Hence "from a certain point of view" - I would argue, in fact, that it's extremely similar to the sense in which 3 doesn't have a type in Go. Haskell's type system can express that sense, whereas Go's can't; but it's the same sense.

> It is an error if the constant value cannot be represented as a value of the respective type. An untyped constant has a default type which is the type to which the constant is implicitly converted in contexts where a typed value is required, for instance, in a short variable declaration such as i := 0 where there is no explicit type. The default type of an untyped constant is bool, rune, int, float64, complex128 or string respectively, depending on whether it is a boolean, rune, integer, floating-point, complex, or string constant.

This is why we need to stop inventing new languages.
For a language that has taken extreme measures to exclude generics because they are deemed to complex, this proposal is absolutely surprising to me. And I'm still not sure what practical benefit comes from it.
For a language that has taken extreme measures to exclude generics, Go seems to have an awful lot of accepted design proposals for generics.
Practical benefit in the sense of "you get a free pony" or "before you didn't have closures and now you do"? None.

Practical benefit in the sense of "you get to express something in a shorter, more uniform way"? Some.

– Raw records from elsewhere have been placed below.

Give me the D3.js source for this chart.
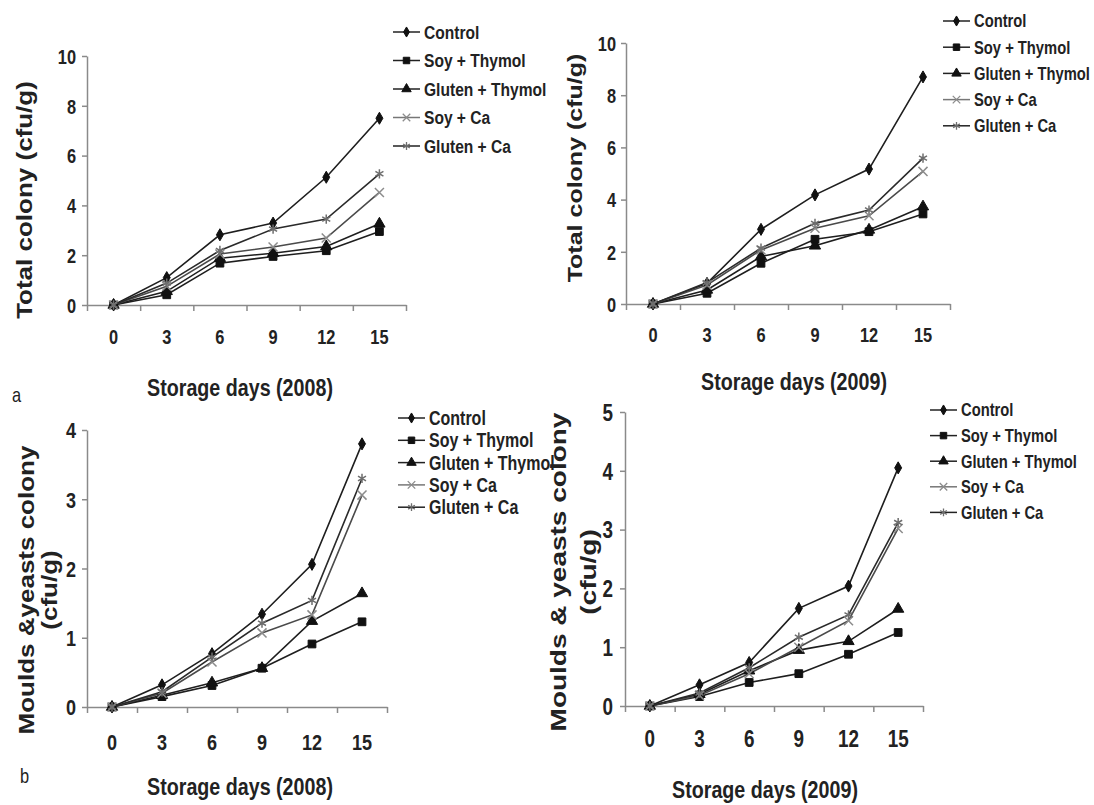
<!DOCTYPE html>
<html>
<head>
<meta charset="utf-8">
<script src="https://cdn.jsdelivr.net/npm/d3@7"></script>
<style>
  body { margin: 0; background: #fff; }
  svg { display: block; }
  text { font-family: "Liberation Sans", Arial, sans-serif; font-weight: bold; fill: #222; }
  .axis path, .axis line { stroke: #8a8a8a; stroke-width: 1.5; }
</style>
</head>
<body>
<svg id="fig" width="1094" height="805"></svg>
<script>
const days = ['0', '3', '6', '9', '12', '15']
const series = ['Control', 'Soy + Thymol', 'Gluten + Thymol', 'Soy + Ca', 'Gluten + Ca']

// one row per series, same order as `series`
const totalColony2008 = [
  [0, 1.1, 2.82, 3.29, 5.13, 7.5],
  [0, 0.41, 1.68, 1.95, 2.18, 2.95],
  [0, 0.55, 1.88, 2.08, 2.35, 3.26],
  [0, 0.75, 2.05, 2.33, 2.69, 4.52],
  [0, 0.88, 2.19, 3.05, 3.45, 5.27],
]
const totalColony2009 = [
  [0, 0.79, 2.86, 4.18, 5.17, 8.7],
  [0, 0.41, 1.56, 2.48, 2.77, 3.45],
  [0, 0.54, 1.82, 2.23, 2.84, 3.73],
  [0, 0.73, 2.07, 2.9, 3.38, 5.08],
  [0, 0.82, 2.14, 3.09, 3.6, 5.59],
]
const moulds2008 = [
  [0, 0.32, 0.77, 1.34, 2.06, 3.8],
  [0, 0.15, 0.31, 0.56, 0.91, 1.23],
  [0, 0.17, 0.35, 0.56, 1.24, 1.64],
  [0, 0.2, 0.65, 1.07, 1.33, 3.06],
  [0, 0.22, 0.72, 1.21, 1.54, 3.3],
]
const moulds2009 = [
  [0, 0.36, 0.74, 1.66, 2.04, 4.05],
  [0, 0.16, 0.4, 0.55, 0.88, 1.25],
  [0, 0.2, 0.6, 0.95, 1.1, 1.65],
  [0, 0.18, 0.55, 1.0, 1.45, 3.02],
  [0, 0.22, 0.65, 1.17, 1.55, 3.12],
]

const ticksTotal = [0, 2, 4, 6, 8, 10]
const ticksMoulds2008 = [0, 1, 2, 3, 4]
const ticksMoulds2009 = [0, 1, 2, 3, 4, 5]

// the scanned figure is squeezed horizontally, so is our text
const SQ = 0.82

const symbols = [d3.symbolDiamond, d3.symbolSquare, d3.symbolTriangle, d3.symbolX, d3.symbolAsterisk]
const symSize = [42, 60, 55, 55, 60]
const lineColor = ['#1e1e1e', '#1e1e1e', '#1e1e1e', '#4a4a4a', '#2a2a2a']
const markFill = ['#111', '#111', '#111', 'none', 'none']
const markStroke = ['#111', '#111', '#111', '#8c8c8c', '#6e6e6e']

const panels = [
  {
    data: totalColony2008, ticks: ticksTotal,
    left: 87, right: 406, top: 56, bottom: 305,
    tickFont: 20, yLabelGap: 11, xLabelDy: 39,
    xTitle: 'Storage days (2008)', xTitleX: 240, xTitleY: 396, xTitleFont: 24,
    yTitle: ['Total colony (cfu/g)'], yTitleX: [25], yTitleY: 200, yTitleFont: 26,
    legend: { x: 393, y: 32, step: 28.5, font: 19 },
    letter: { t: 'a', x: 12, y: 402 },
  },
  {
    data: totalColony2009, ticks: ticksTotal,
    left: 626, right: 950, top: 43, bottom: 304,
    tickFont: 20, yLabelGap: 10, xLabelDy: 38,
    xTitle: 'Storage days (2009)', xTitleX: 794, xTitleY: 390, xTitleFont: 24,
    yTitle: ['Total colony (cfu/g)'], yTitleX: [575], yTitleY: 168, yTitleFont: 25,
    legend: { x: 943, y: 21, step: 26.2, font: 18 },
  },
  {
    data: moulds2008, ticks: ticksMoulds2008,
    left: 87, right: 387, top: 430, bottom: 707,
    tickFont: 22, yLabelGap: 11, xLabelDy: 43,
    xTitle: 'Storage days (2008)', xTitleX: 240, xTitleY: 795, xTitleFont: 24,
    yTitle: ['Moulds &yeasts colony', '(cfu/g)'], yTitleX: [27, 50], yTitleY: 590, yTitleFont: 26,
    legend: { x: 398, y: 418, step: 22.3, font: 19.5 },
    letter: { t: 'b', x: 20, y: 783 },
  },
  {
    data: moulds2009, ticks: ticksMoulds2009,
    left: 625, right: 923, top: 412, bottom: 706,
    tickFont: 23, yLabelGap: 12, xLabelDy: 41,
    xTitle: 'Storage days (2009)', xTitleX: 765, xTitleY: 798, xTitleFont: 24,
    yTitle: ['Moulds & yeasts colony', '(cfu/g)'], yTitleX: [558, 588], yTitleY: 572, yTitleFont: 28,
    legend: { x: 930, y: 410, step: 25.6, font: 18 },
  },
]

const svg = d3.select('#fig')

function squeeze(x, y) {
  return `translate(${x},${y}) scale(${SQ},1)`
}

panels.forEach((p) => {
  const g = svg.append('g')

  const x = d3.scaleBand().domain(days).range([p.left, p.right])
  const xEdge = d3.scaleLinear().domain([0, days.length]).range([p.left, p.right])
  const y = d3.scaleLinear().domain([0, d3.max(p.ticks)]).range([p.bottom, p.top])
  const cx = (i) => x(days[i]) + x.bandwidth() / 2

  // x axis: line and ticks between categories
  g.append('g')
    .attr('class', 'axis axis--x')
    .attr('transform', `translate(0,${p.bottom})`)
    .call(d3.axisBottom(xEdge).tickValues(d3.range(days.length + 1)).tickFormat('').tickSize(6).tickSizeOuter(0))

  // x labels in the middle of each category
  const xLab = g.append('g')
    .attr('transform', `translate(0,${p.bottom})`)
    .call(d3.axisBottom(x).tickSize(0))
  xLab.select('.domain').remove()
  xLab.selectAll('text')
    .attr('y', null).attr('dy', null)
    .attr('transform', squeeze(0, p.xLabelDy))
    .style('font-size', `${p.tickFont}px`)
    .attr('fill', '#222')
  xLab.attr('font-family', null)

  // y axis
  const yAx = g.append('g')
    .attr('class', 'axis axis--y')
    .attr('transform', `translate(${p.left},0)`)
    .call(d3.axisLeft(y).tickValues(p.ticks).tickFormat(d3.format('d')).tickSize(5).tickSizeOuter(0))
  yAx.selectAll('text')
    .attr('x', null).attr('dy', '0.36em')
    .attr('transform', squeeze(-p.yLabelGap, 0))
    .style('font-size', `${p.tickFont}px`)
    .attr('fill', '#222')
  yAx.attr('font-family', null)

  // series lines
  const line = d3.line().x((d, i) => cx(i)).y((d) => y(d))
  p.data.forEach((vals, s) => {
    g.append('path')
      .datum(vals)
      .attr('d', line)
      .attr('fill', 'none')
      .attr('stroke', lineColor[s])
      .attr('stroke-width', 1.6)
  })

  // markers
  p.data.forEach((vals, s) => {
    g.selectAll(`.mark-${s}`)
      .data(vals)
      .enter()
      .append('path')
      .attr('class', `mark-${s}`)
      .attr('d', d3.symbol(symbols[s], symSize[s]))
      .attr('transform', (d, i) => `translate(${cx(i)},${y(d)})`)
      .attr('fill', markFill[s])
      .attr('stroke', markStroke[s])
      .attr('stroke-width', s > 2 ? 1.5 : 1)
  })

  // axis titles
  g.append('text')
    .attr('text-anchor', 'middle')
    .attr('transform', squeeze(p.xTitleX, p.xTitleY))
    .style('font-size', `${p.xTitleFont}px`)
    .text(p.xTitle)

  p.yTitle.forEach((t, k) => {
    g.append('text')
      .attr('text-anchor', 'middle')
      .attr('dy', '0.35em')
      .attr('transform', `${squeeze(p.yTitleX[k], p.yTitleY)} rotate(-90)`)
      .style('font-size', `${p.yTitleFont}px`)
      .text(t)
  })

  // legend
  const lg = g.append('g').attr('transform', `translate(${p.legend.x},${p.legend.y})`)
  series.forEach((name, s) => {
    const row = lg.append('g').attr('transform', `translate(0,${s * p.legend.step})`)
    row.append('line')
      .attr('x1', 0).attr('x2', 27)
      .attr('stroke', s === 3 ? '#777' : '#222')
      .attr('stroke-width', 1.5)
    row.append('path')
      .attr('d', d3.symbol(symbols[s], symSize[s] * 0.7))
      .attr('transform', 'translate(13.5,0)')
      .attr('fill', markFill[s])
      .attr('stroke', markStroke[s])
      .attr('stroke-width', s > 2 ? 1.3 : 1)
    row.append('text')
      .attr('dy', '0.36em')
      .attr('transform', squeeze(31, 0))
      .style('font-size', `${p.legend.font}px`)
      .text(name)
  })

  if (p.letter) {
    g.append('text')
      .attr('transform', squeeze(p.letter.x, p.letter.y))
      .style('font-size', '20px')
      .style('font-weight', 'normal')
      .text(p.letter.t)
  }
})
</script>
</body>
</html>
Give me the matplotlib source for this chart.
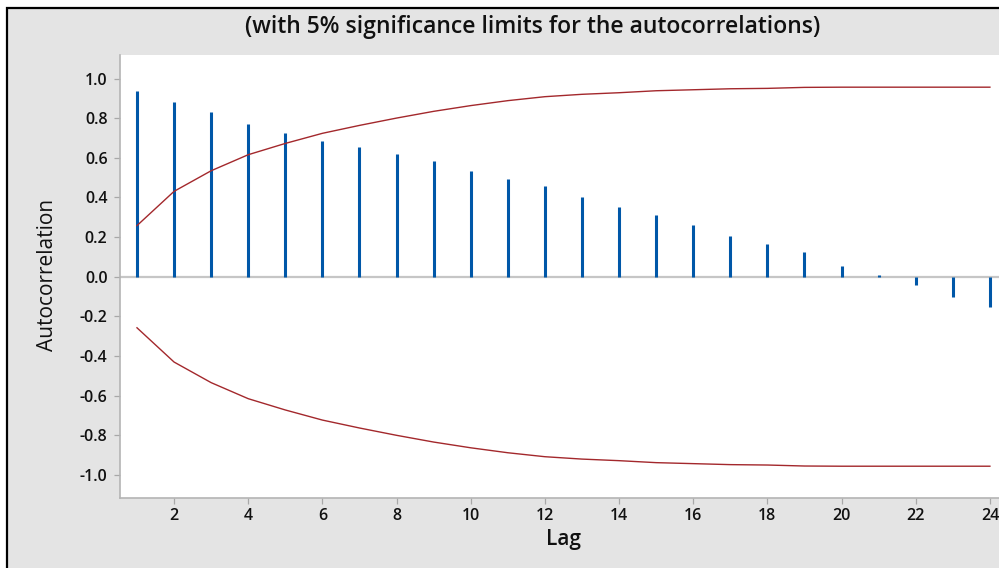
import matplotlib.pyplot as plt
from matplotlib.patches import Rectangle

plt.rcParams["axes.unicode_minus"] = False
plt.rcParams["font.family"] = ["Open Sans", "DejaVu Sans"]

# Autocorrelation values by lag
lags = list(range(1, 25))
acf = [0.94, 0.884, 0.833, 0.773, 0.727, 0.687, 0.657, 0.621, 0.586, 0.535,
       0.495, 0.46, 0.40, 0.35, 0.31, 0.263, 0.207, 0.167, 0.123, 0.056,
       0.01, -0.042, -0.10, -0.152]
# 5% significance limits (upper; lower is the negative)
limit = [0.258, 0.431, 0.535, 0.616, 0.673, 0.724, 0.764, 0.801, 0.835, 0.864,
         0.889, 0.909, 0.921, 0.929, 0.939, 0.944, 0.949, 0.951, 0.956, 0.957,
         0.957, 0.957, 0.957, 0.957]

W, H = 999, 568
fig = plt.figure(figsize=(W / 100, H / 100), dpi=100, facecolor="white")

# grey panel with black frame (cropped on the right and bottom)
fig.add_artist(Rectangle((7 / W, -0.05), 1.1, 1 - 8 / H + 0.05,
                         transform=fig.transFigure, facecolor="#e4e4e4",
                         edgecolor="black", linewidth=1.6, zorder=0))

ax = fig.add_axes([120 / W, 1 - 498 / H, 907 / W, 443 / H])
ax.set_facecolor("white")

ax.axhline(0, color="#c6c6c6", linewidth=1.6, zorder=1)
ax.vlines(lags, 0, acf, color="#0057a8", linewidth=2.2, zorder=2)
ax.plot(lags, limit, color="#a3282c", linewidth=1.0, zorder=3)
ax.plot(lags, [-v for v in limit], color="#a3282c", linewidth=1.0, zorder=3)

ax.set_xlim(0.542, 25.0)
ax.set_ylim(-1.1175, 1.1195)
ax.set_xticks(range(2, 25, 2))
yt = [-1.0, -0.8, -0.6, -0.4, -0.2, 0.0, 0.2, 0.4, 0.6, 0.8, 1.0]
ax.set_yticks(yt)
ax.set_yticklabels([f"{v:.1f}" for v in yt])

for s in ["top", "right"]:
    ax.spines[s].set_visible(False)
for s in ["left", "bottom"]:
    ax.spines[s].set_color("#b4b4b4")
    ax.spines[s].set_linewidth(1.2)

ax.tick_params(axis="both", direction="out", length=4, width=0.9,
               color="#a8a8a8", labelsize=11.5, labelcolor="#111111")
ax.tick_params(axis="y", pad=5)
ax.tick_params(axis="x", pad=3)
for lab in ax.get_xticklabels() + ax.get_yticklabels():
    lab.set_fontweight("semibold")

fig.text(533 / W, 1 - 27 / H,
         "(with 5% significance limits for the autocorrelations)",
         ha="center", va="center", fontsize=16.5, fontweight="semibold",
         color="#111111")
fig.text(48 / W, 1 - 275 / H, "Autocorrelation", rotation=90,
         ha="center", va="center", fontsize=15, color="#111111")
fig.text(563 / W, 1 - 539 / H, "Lag", ha="center", va="center",
         fontsize=15, fontweight="semibold", color="#111111")

fig.savefig("out.png", dpi=100, facecolor=fig.get_facecolor())
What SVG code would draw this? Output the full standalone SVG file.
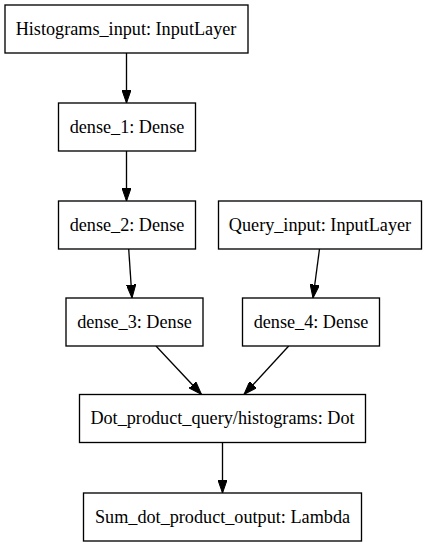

I'm not sure why this would be posted to HN, honestly; it's a very "inside baseball" thing. In my personal experience this would save a lot less than one line per module. I've encountered this, but it's infrequent. The benefit is very minimal in practice.
Imagine you want to create an instance of a struct with many string and int pointer fields. This is actually a big pain in the ass in Go (the AWS SDK offers an aws.String helper for this reason).
While true, generics are on the way to be released on the end of the year as first step.